Believe me, I have never seen a more welcome sight than that boy blowing the alpenhorn surrounded by his cattle. I went over to him and asked him where his mother was. He pointed to a farmhouse below and then ran away as fast as he could. Later on, he told me that he had never been as frightened as when he saw me. With my legs bloody from the climbing, my dress torn, my sandals in shreds, my hair wild, he thought I was a mountain ghost who had come to get him.

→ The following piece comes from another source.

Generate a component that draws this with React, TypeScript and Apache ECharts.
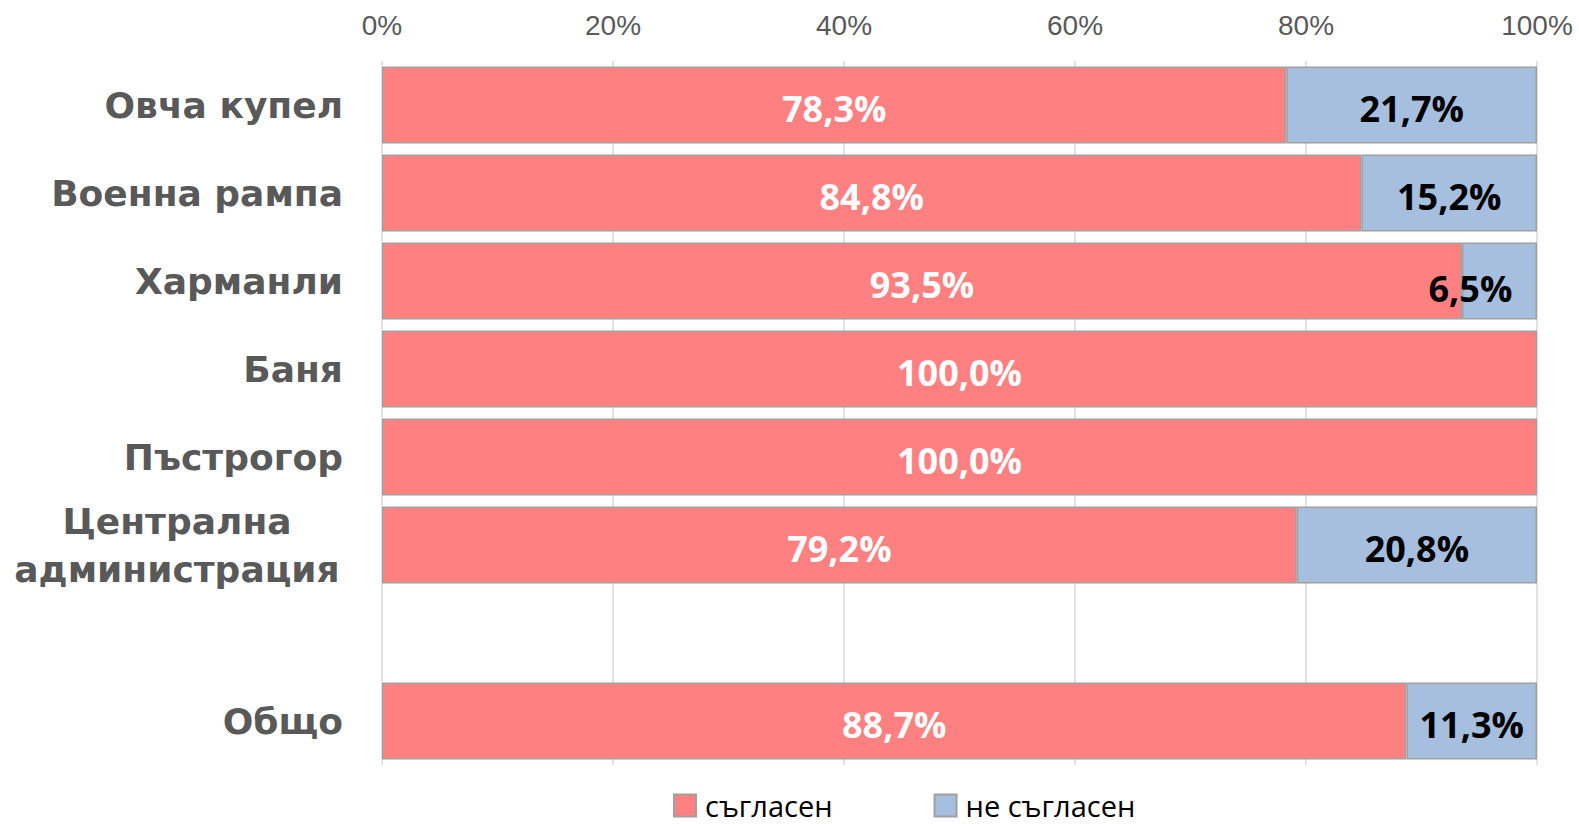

As I went down to the farmhouse, the sight of it gave me an overwhelming feeling of warmth, security, and safety at last. I could see through the window a glowing fire in the fireplace. A wonderful Austrian farm woman opened the door and all she could say was, "Good heavens, girl, where did you come from?" I was near collapse and all I could stammer was "Dachau." She took me into the kitchen. She heated water on the coal stove and poured it into the tub. I was going to have a bath. I hadn't been in a bathtub for six months, and this was just heavenly. After the bath, she put me to bed and plunked one of those heavy Austrian feather blankets on me, and I sank into the pillows and slept for 24 hours straight. When I woke up, I was famished. The good woman put a big roasted chicken in front of me. My family had tried to bring me up with gracious table manners, which I had resisted, and now I forgot all about manners. Here, in that simple farm kitchen, with both elbows on the table, I tore the chicken apart with my bare hands and ate the entire thing. And then we talked. I explained that I had a cousin in Paris who had my belongings and two children, and even though I now had no papers, my visa to the United States could be verified at the American consulate in Paris.
They had a young daughter who, like me, also weighed about about 80 pounds (I was skin and bones), so they outfitted me with her warm underwear, a skirt and warm sweater, a coat, hat and gloves--most of it handmade. I thought I was the most fashionable girl in all of Austria. A few days later they drove me in a big horse-drawn sleigh to nearby Innsbruck, where I caught an express train to Paris with a ticket they bought me. Thanking them as much as I could, I left.